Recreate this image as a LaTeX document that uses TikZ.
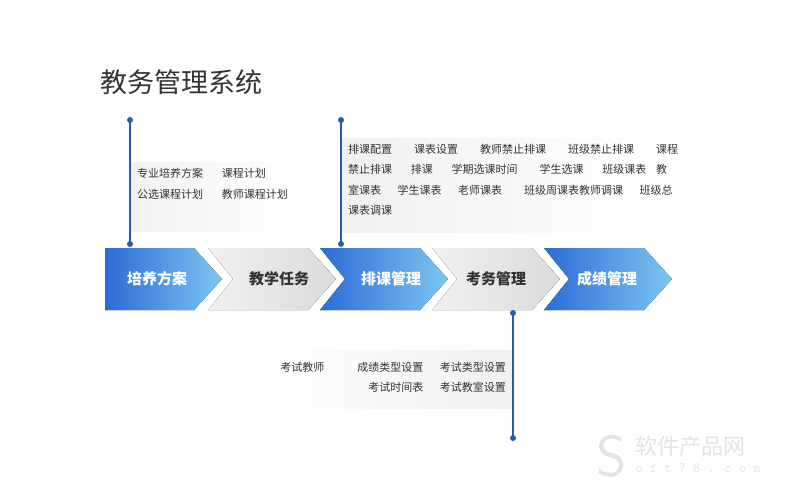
\documentclass[tikz,border=0pt]{standalone}
\usepackage{fontspec}
\setmainfont{Noto Sans CJK SC}
\definecolor{dblue}{HTML}{2A6CD6}
\definecolor{lblue}{HTML}{86D0F5}
\definecolor{lineb}{HTML}{2B5AA6}
\definecolor{txt}{HTML}{333333}
\tikzset{
 bluech/.style={left color=dblue,right color=lblue!90!dblue,draw=none},
 graych/.style={left color=gray!12,right color=gray!28,draw=none},
 chlabel/.style={font=\fontsize{15}{15}\selectfont\bfseries},
 small/.style={font=\fontsize{11}{20.5}\selectfont,text=txt,align=left,inner sep=0pt},
 dot/.style={circle,fill=lineb,inner sep=0pt,minimum size=6pt},
 tl/.style={draw=lineb,line width=1.5pt},
}
\begin{document}
\begin{tikzpicture}[x=1pt,y=-1pt]
\useasboundingbox (0,0) rectangle (792,500);
\node[anchor=west,font=\fontsize{27}{27}\selectfont,text=txt,inner sep=0pt] (title) at (100,82) {教务管理系统};
% gray panels
\fill[left color=gray!10,right color=white] (130,162) rectangle (300,231);
\fill[left color=gray!12,right color=white] (341,139) rectangle (640,232);
\fill[left color=white,right color=gray!12] (268,350) rectangle (513,408);
% chevrons
\def\T{248}\def\B{310}\def\M{279}
\fill[bluech] (105,\T) -- (194,\T) -- (222,\M) -- (194,\B) -- (105,\B) -- cycle;
\foreach \L/\s in {208/graych,320/bluech,432/graych,544/bluech}{
 \fill[\s] (\L,\T) -- (\L+100,\T) -- (\L+128,\M) -- (\L+100,\B) -- (\L,\B) -- (\L+25,\M) -- cycle;
}
\node[chlabel,text=white] (c1) at (157,\M) {培养方案};
\node[chlabel,text=txt] (c2) at (279,\M) {教学任务};
\node[chlabel,text=white] (c3) at (391,\M) {排课管理};
\node[chlabel,text=txt] (c4) at (496,\M) {考务管理};
\node[chlabel,text=white] (c5) at (607,\M) {成绩管理};
% timelines
\node[dot] (a1) at (130,120) {}; \node[dot] (a2) at (130,244) {};
\node[dot] (b1) at (341,120) {}; \node[dot] (b2) at (341,244) {};
\node[dot] (d1) at (513,313) {}; \node[dot] (d2) at (513,438) {};
\draw[tl] (a1.center) -- (a2.center);
\draw[tl] (b1.center) -- (b2.center);
\draw[tl] (d1.center) -- (d2.center);
% texts
\node[small,anchor=north west] (t1) at (137,168) {专业培养方案\hspace{1.7em}课程计划\\公选课程计划\hspace{1.7em}教师课程计划};
\node[small,anchor=north west] (t2) at (348,144) {排课配置\hspace{2em}课表设置\hspace{2em}教师禁止排课\hspace{2em}班级禁止排课\hspace{2em}课程\\禁止排课\hspace{1.7em}排课\hspace{1.7em}学期选课时间\hspace{2em}学生选课\hspace{1.7em}班级课表\hspace{0.9em}教\\室课表\hspace{1.5em}学生课表\hspace{1.5em}老师课表\hspace{2em}班级周课表教师调课\hspace{1.5em}班级总\\课表调课};
\node[small,anchor=north east,align=right] (t3) at (506,362) {考试教师\hspace{3em}成绩类型设置\hspace{1.5em}考试类型设置\\考试时间表\hspace{1.5em}考试教室设置};
% watermark
\node[text=gray!22,font=\fontsize{58}{58}\selectfont\sffamily] (ws) at (612,456) {S};
\node[text=gray!22,font=\fontsize{22}{22}\selectfont,anchor=west] (wt) at (632,446) {软件产品网};
\node[text=gray!22,font=\fontsize{14}{14}\selectfont\ttfamily,anchor=west] (wu) at (632,468) {o f t 7 8 . c o m};
\end{tikzpicture}
\end{document}
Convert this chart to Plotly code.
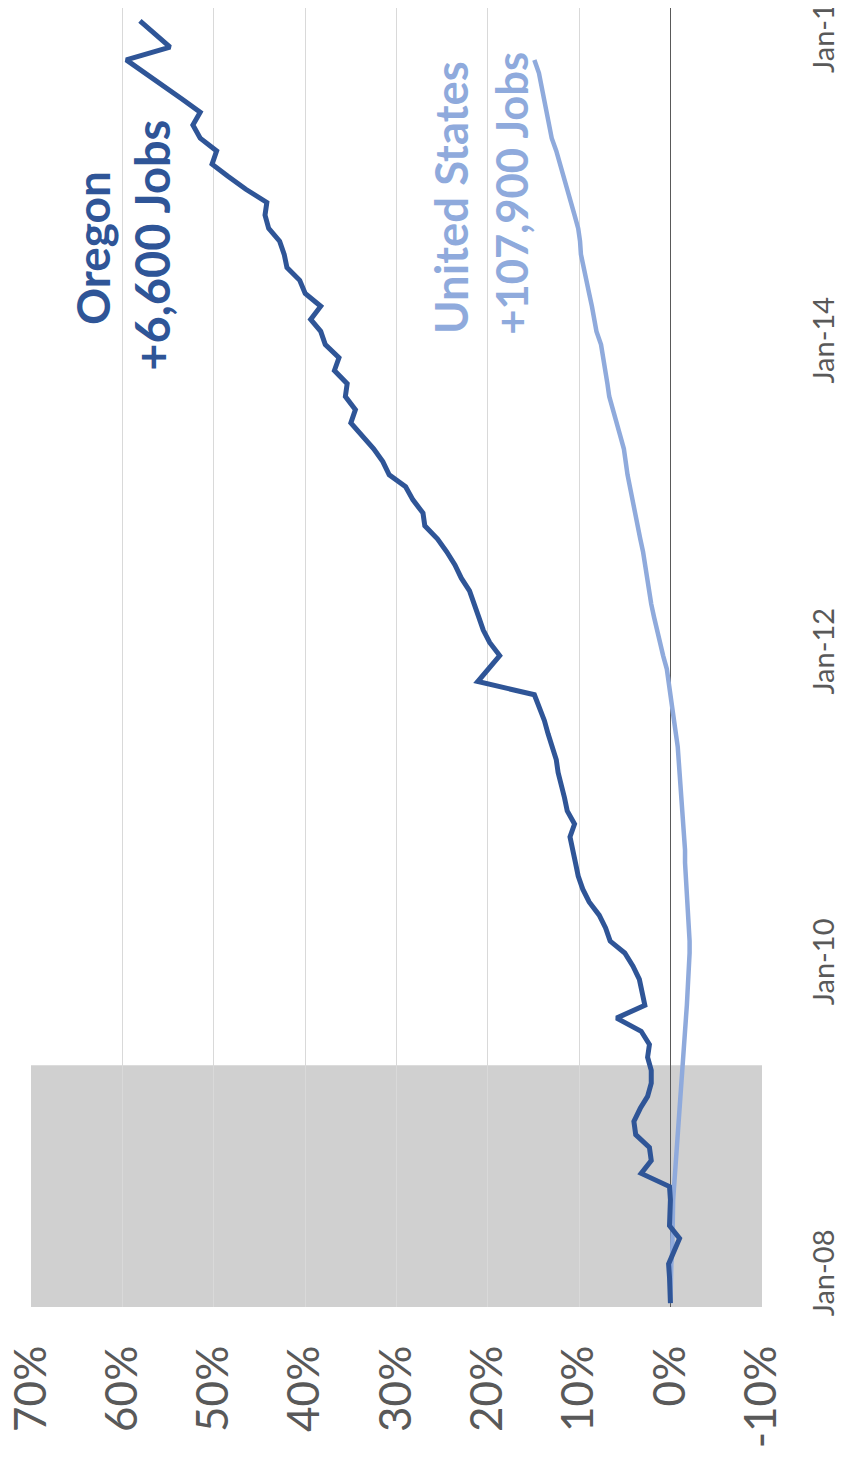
import pandas as pd
import plotly.graph_objects as go

# Monthly cumulative % change in employment (series begins Nov 2007)
oregon_start = "2007-11-01"
oregon_pct = [
    0.0, 0.0, 0.1, 0.2, -0.4, -1.0, 0.1, 0.0, 0.0, 0.1,
    3.2, 2.1, 2.3, 3.8, 4.0, 3.3, 2.5, 2.1, 2.1, 2.5,
    2.3, 3.2, 5.9, 2.8, 3.1, 3.4, 4.1, 5.0, 6.6, 7.1,
    7.8, 8.9, 9.6, 10.1, 10.4, 10.7, 11.0, 10.5, 11.3, 11.6,
    12.0, 12.3, 12.5, 13.0, 13.4, 13.8, 14.3, 14.9, 21.1, 19.9,
    18.7, 19.8, 20.5, 21.0, 21.5, 22.0, 22.9, 23.6, 24.5, 25.5,
    26.9, 27.1, 28.2, 29.0, 30.8, 31.5, 32.5, 33.8, 35.0, 34.5,
    35.6, 35.4, 36.8, 36.3, 37.8, 38.3, 39.4, 38.3, 40.0, 40.6,
    42.0, 42.3, 42.8, 44.0, 44.4, 44.2, 46.5, 48.5, 50.2, 49.7,
    51.5, 52.3, 51.5, 53.5, 55.5, 57.5, 59.6, 54.8, 56.5, 58.1,
]
us_start = "2007-11-01"
us_pct = [
    0.0, 0.0, -0.1, -0.1, -0.2, -0.2, -0.3, -0.3, -0.3, -0.4,
    -0.5, -0.5, -0.6, -0.7, -0.8, -0.9, -1.0, -1.1, -1.2, -1.3,
    -1.5, -1.6, -1.7, -1.8, -1.9, -2.0, -2.0, -2.1, -2.1, -2.0,
    -1.9, -1.8, -1.7, -1.7, -1.6, -1.6, -1.5, -1.4, -1.3, -1.3,
    -1.2, -1.1, -1.0, -0.8, -0.6, -0.4, -0.2, 0.0, 0.2, 0.4,
    0.8, 1.1, 1.4, 1.8, 2.1, 2.3, 2.5, 2.8, 3.0, 3.3,
    3.6, 3.9, 4.2, 4.4, 4.7, 4.9, 5.1, 5.5, 5.9, 6.3,
    6.7, 6.9, 7.1, 7.3, 7.6, 8.1, 8.3, 8.6, 8.9, 9.2,
    9.6, 9.8, 9.9, 10.1, 10.5, 10.9, 11.2, 11.6, 12.1, 12.5,
    13.0, 13.3, 13.6, 13.8, 14.1, 14.4, 14.9,
]
recession_start = "2007-10-23"
recession_end = "2009-05-13"

pct_ticks = [-10, 0, 10, 20, 30, 40, 50, 60, 70]
oregon_label = ["Oregon", "+6,600 Jobs"]
us_label = ["United States", "+107,900 Jobs"]

oregon_dates = pd.date_range(oregon_start, periods=len(oregon_pct), freq="MS")
us_dates = pd.date_range(us_start, periods=len(us_pct), freq="MS")

DARK = "#2F5597"
LIGHT = "#8FAADC"
FONT = "Lato, Open Sans, sans-serif"

fig = go.Figure()
fig.add_trace(go.Scatter(x=us_pct, y=us_dates, mode="lines",
                         line=dict(color=LIGHT, width=4.5), name="United States"))
fig.add_trace(go.Scatter(x=oregon_pct, y=oregon_dates, mode="lines",
                         line=dict(color=DARK, width=5), name="Oregon"))

fig.add_shape(type="rect", xref="paper", yref="y", x0=0, x1=1,
              y0=recession_start, y1=recession_end,
              fillcolor="#D0D0D0", line=dict(width=0), layer="below")

ann = [
    (63.3, 0.8155, oregon_label[0], DARK, 46),
    (56.8, 0.8175, oregon_label[1], DARK, 47),
    (24.1, 0.854, us_label[0], LIGHT, 45.5),
    (17.5, 0.8575, us_label[1], LIGHT, 43.5),
]
for ax, ay, txt, col, sz in ann:
    fig.add_annotation(x=ax, y=ay, xref="x", yref="paper", text="<b>%s</b>" % txt,
                       textangle=-90, showarrow=False, xanchor="center", yanchor="middle",
                       font=dict(family=FONT, size=sz, color=col))

fig.update_layout(
    width=848, height=1461,
    margin=dict(l=23, r=94, t=0, b=162, autoexpand=False),
    paper_bgcolor="white", plot_bgcolor="white",
    showlegend=False,
    xaxis=dict(range=[70.03, -10.03], tickvals=pct_ticks,
               ticktext=["%d%%" % v for v in pct_ticks],
               tickangle=-90, showgrid=True, gridcolor="#D9D9D9", gridwidth=1,
               zeroline=True, zerolinecolor="#595959", zerolinewidth=1,
               showline=False, ticks="outside", ticklen=20, tickcolor="rgba(0,0,0,0)",
               automargin=False, ticklabeloverflow="allow",
               tickfont=dict(family=FONT, size=44, color="#595959")),
    yaxis=dict(range=["2007-10-23", "2016-03-02"], side="right",
               tick0="2008-01-01", dtick="M24", tickformat="%b-%y",
               tickangle=-90, showgrid=False, zeroline=False, showline=False,
               ticks="outside", ticklen=36, tickcolor="rgba(0,0,0,0)",
               automargin=False, ticklabeloverflow="allow",
               tickfont=dict(family=FONT, size=29, color="#595959")),
)

fig.write_html("out.html")
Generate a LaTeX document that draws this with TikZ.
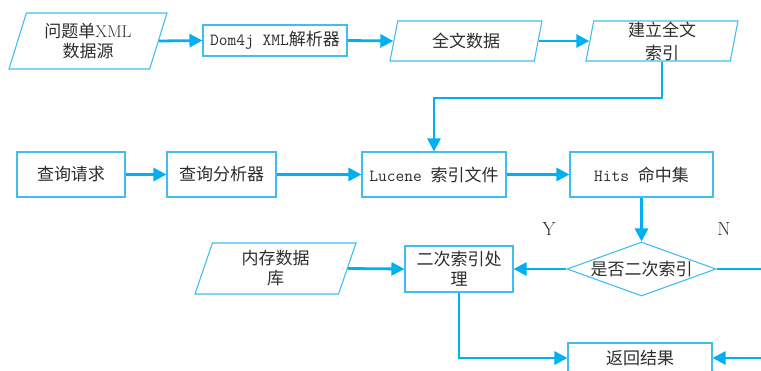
\documentclass[tikz,border=0pt]{standalone}
\usepackage{fontspec}
\newfontfamily\cjk{Noto Sans CJK SC}
\usetikzlibrary{shapes.geometric,arrows.meta}
\definecolor{boxc}{RGB}{64,190,240}
\definecolor{arrc}{RGB}{0,176,240}
\definecolor{txt}{RGB}{45,45,45}
\tikzset{
  box/.style={draw=boxc,line width=1.1pt,rectangle,text=txt,inner sep=0pt,font=\fontsize{17}{20}\selectfont,align=center},
  para/.style={draw=boxc,line width=1.1pt,trapezium,trapezium left angle=64,trapezium right angle=116,trapezium stretches body=true,text=txt,inner sep=0pt,font=\fontsize{17}{20}\selectfont,align=center},
  dec/.style={draw=boxc,line width=1.1pt,diamond,aspect=2.76,text=txt,inner sep=0pt,font=\fontsize{17}{20}\selectfont},
  arr/.style={draw=arrc,line width=2.8pt,-{Triangle[length=13pt,width=13pt]}},
  lbl/.style={text=txt,font=\fontsize{19}{22}\selectfont}
}
\begin{document}
\begin{tikzpicture}[x=1pt,y=-1pt]
\useasboundingbox (0,0) rectangle (761,370);
\clip (0,0) rectangle (761,370);
\node[para,minimum width=158pt,minimum height=56pt] (src) at (88,41) {{\cjk 问题单}XML\\{\cjk 数据源}};
\node[box,minimum width=144pt,minimum height=31pt] (dom) at (275,40.5) {\ttfamily Dom4j XML{\cjk 解析器}};
\node[para,minimum width=152pt,minimum height=40pt] (full) at (466,41) {\cjk 全文数据};
\node[para,minimum width=152pt,minimum height=40pt] (build) at (662,41) {\phantom{\cjk 全文数据}};
\node[text=txt,font=\fontsize{17}{23}\selectfont,align=center] (buildt) at (662,41) {\cjk 建立全文\\\cjk 索引};
\node[box,minimum width=108pt,minimum height=45pt] (req) at (71,174.5) {\cjk 查询请求};
\node[box,minimum width=109pt,minimum height=45pt] (ana) at (221.5,174.5) {\cjk 查询分析器};
\node[box,minimum width=144pt,minimum height=45pt] (luc) at (434,174.5) {\ttfamily Lucene {\cjk 索引文件}};
\node[box,minimum width=143pt,minimum height=45pt] (hits) at (641.5,174.5) {\ttfamily Hits {\cjk 命中集}};
\node[dec,minimum width=149pt,minimum height=54pt] (dia) at (641.5,269) {\cjk 是否二次索引};
\node[box,minimum width=108pt,minimum height=46pt] (sec) at (459,269) {\cjk 二次索引处\\\cjk 理};
\node[para,minimum width=161pt,minimum height=51pt] (mem) at (275.5,268.5) {\cjk 内存数据\\\cjk 库};
\node[box,minimum width=144pt,minimum height=30pt] (ret) at (640,358) {\cjk 返回结果};
\node[lbl] (y) at (549,229) {Y};
\node[lbl] (n) at (724,229) {N};
\coordinate (rN) at (765,269);
\coordinate (rR) at (765,358);
\draw[arr] (src.east) -- (dom.west);
\draw[arr] (dom.east) -- (full.west);
\draw[arr] (full.east) -- (build.west);
\draw[arr] (build.south) -- ++(0,36.5) -| (luc.north);
\draw[arr] (req.east) -- (ana.west);
\draw[arr] (ana.east) -- (luc.west);
\draw[arr] (luc.east) -- (hits.west);
\draw[arr] (hits.south) -- (dia.north);
\draw[arr] (dia.west) -- (sec.east);
\draw[arr] (mem.east) -- (sec.west);
\draw[arr] (sec.south) |- (ret.west);
\draw[draw=arrc,line width=2.8pt] (dia.east) -- (rN);
\draw[arr] (rR) -- (ret.east);
\end{tikzpicture}
\end{document}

——

Repeat, with no pictures, exactly the lines from the one containing "Convert this chart to Plotly code." through the one containing "import plotly.graph_objects as go", the first and last included.

Convert this chart to Plotly code.
import pandas as pd
import plotly.graph_objects as go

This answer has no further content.